Sofort nach seiner Inhaftierung gestand Andruskó seine Mitwirkung an der Tat und kooperierte die ganze Zeit mit den Ermittlern, was das Verfahren wesentlich beschleunigte. Er einigte sich schließlich mit der Staatsanwaltschaft und akzeptierte eine 15-jährige Freiheitsstrafe. Die Richterin Sabová berücksichtigte jedoch auch, dass Marček nach seinen Taten imstande war, eine Partnerbeziehung einzugehen. Sie vermutet, dass dieser Umstand ihn bewogen haben könnte zu reden; sie glaubt, dass diese Beziehung in ihm Gefühle geweckt habe. Daher hält die Richterin seine Reue für aufrichtig - entgegen der Meinung der Psychologen.
Spitze eines Eisbergs
Noch drei Angeklagte warten auf ihre Urteile im Prozess, der zweifellos der wichtigste in der jüngsten Geschichte der Slowakei und vielleicht sogar der gesamten mitteleuropäischen Region ist. Sollte Marian Kočner für den Mordauftrag verurteilt werden, könnte auch er gesprächig werden.

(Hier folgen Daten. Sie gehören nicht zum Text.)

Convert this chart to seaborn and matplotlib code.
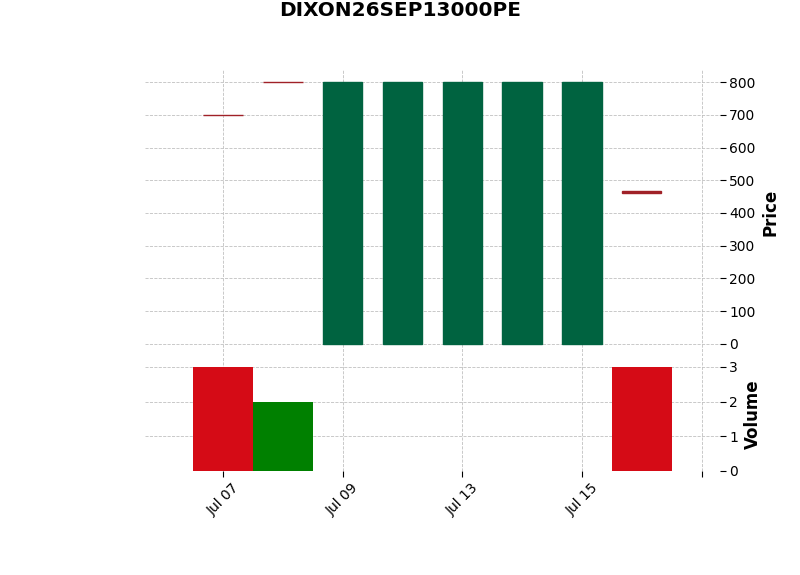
import matplotlib
matplotlib.use("Agg")
import matplotlib.pyplot as plt
import seaborn as sns
import pandas as pd

# ---------------- data ----------------
title = "DIXON26SEP13000PE"
dates = ["2026-07-07", "2026-07-08", "2026-07-09", "2026-07-10",
         "2026-07-13", "2026-07-14", "2026-07-15", "2026-07-16"]
opens = [700, 800, 0, 0, 0, 0, 0, 468]
highs = [700, 800, 800, 800, 800, 800, 800, 468]
lows = [700, 800, 0, 0, 0, 0, 0, 460]
closes = [700, 800, 800, 800, 800, 800, 800, 460]
volumes = [3, 2, 0, 0, 0, 0, 0, 3]

x_tick_positions = [0, 2, 4, 6, 8]
x_tick_labels = ["Jul 07", "Jul 09", "Jul 13", "Jul 15", ""]
price_ticks = [0, 100, 200, 300, 400, 500, 600, 700, 800]
volume_ticks = [0, 1, 2, 3]

up_color = "#006340"
down_color = "#a02128"
vol_up_color = "#008000"
vol_down_color = "#d50b16"
grid_color = "#c0c0c0"

# ---------------- style ----------------
sns.set_theme(style="white")
plt.rcParams["font.family"] = ["DejaVu Sans"]
plt.rcParams["text.color"] = "black"
plt.rcParams["axes.labelcolor"] = "black"
plt.rcParams["xtick.color"] = "black"
plt.rcParams["ytick.color"] = "black"

idx = list(range(len(dates)))
candle_colors = [up_color if c > o else down_color for o, c in zip(opens, closes)]
prev = [closes[0]] + closes[:-1]
vol_colors = [vol_up_color if c > p else vol_down_color for c, p in zip(closes, prev)]

df = pd.DataFrame({"idx": [str(i) for i in idx], "volume": volumes})
palette = {str(i): col for i, col in zip(idx, vol_colors)}

fig = plt.figure(figsize=(8.0, 5.75), dpi=100)
ax_p = fig.add_axes([0.1808, 0.3817, 0.7186, 0.4966])
ax_v = fig.add_axes([0.1808, 0.1809, 0.7186, 0.1990])

# candles
bottoms = [min(o, c) for o, c in zip(opens, closes)]
heights = [abs(c - o) for o, c in zip(opens, closes)]
ax_p.vlines(idx, lows, highs, colors=candle_colors, linewidth=1, zorder=2)
ax_p.bar(idx, heights, bottom=bottoms, width=0.66, color=candle_colors,
         edgecolor=candle_colors, linewidth=1, zorder=3)

# volume
sns.barplot(data=df, x="idx", y="volume", hue="idx", palette=palette,
            width=1.0, legend=False, ax=ax_v, saturation=1, zorder=3,
            linewidth=0)

xlim = (-1.31, 8.30)
for ax in (ax_p, ax_v):
    ax.set_xlim(*xlim)
    ax.set_xticks(x_tick_positions)
    for s in ax.spines.values():
        s.set_visible(False)
    ax.grid(True, linestyle="--", color=grid_color, linewidth=0.6, zorder=0)
    ax.set_axisbelow(True)
    ax.yaxis.tick_right()
    ax.yaxis.set_label_position("right")
    ax.tick_params(axis="y", right=True, left=False, length=4, width=0.8,
                   color="black", labelcolor="black", labelsize=10, pad=3)

ax_p.set_ylim(-36, 837.5)
ax_p.set_yticks(price_ticks)
ax_p.tick_params(axis="x", bottom=False, labelbottom=False)
ax_p.set_xlabel("")
ax_p.set_ylabel("Price", fontsize=12, fontweight="bold", labelpad=4,
                color="black")

ax_v.set_ylim(0, 3.3)
ax_v.set_yticks(volume_ticks)
ax_v.set_xticklabels(x_tick_labels, rotation=45)
ax_v.tick_params(axis="x", bottom=True, length=4, width=0.8, color="black",
                 labelcolor="black", labelsize=10, pad=3)
ax_v.set_xlabel("")
ax_v.set_ylabel("Volume", fontsize=12, fontweight="bold", labelpad=4,
                color="black")

fig.text(0.5, 0.981, title, ha="center", va="center", fontsize=14.4,
         fontweight="bold", color="black")

fig.savefig("out.png", dpi=100)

Medienberichten zufolge pflegte Kočner enge Kontakte zur Politik und Justiz. Seit drei Wochen sitzen fünf Richter und Richterinnen in Untersuchungshaft. Sie sollen systematisch von Kočner bestochen worden sein, um ihn und seine unlauteren Machenschaften zu decken. Darunter befindet sich auch die ehemalige stellvertretende Justizministerin Monika Jankovská. Die Ermordung des Investigativ-Journalisten Kuciak hatte Massenproteste in der Slowakei ausgelöst und zum Rücktritt des damaligen sozial-demokratischen Premierministers Robert Fico geführt.
Nicht nur Journalisten vermuten, dass der Mord an Kuciak erst die Spitze eines Eisbergs enthüllt hat. Jetzt beschäftigt sich auch die slowakische Justiz mit der mafiaartigen Verflechtung zwischen der organisierten Kriminalität und dem Staat.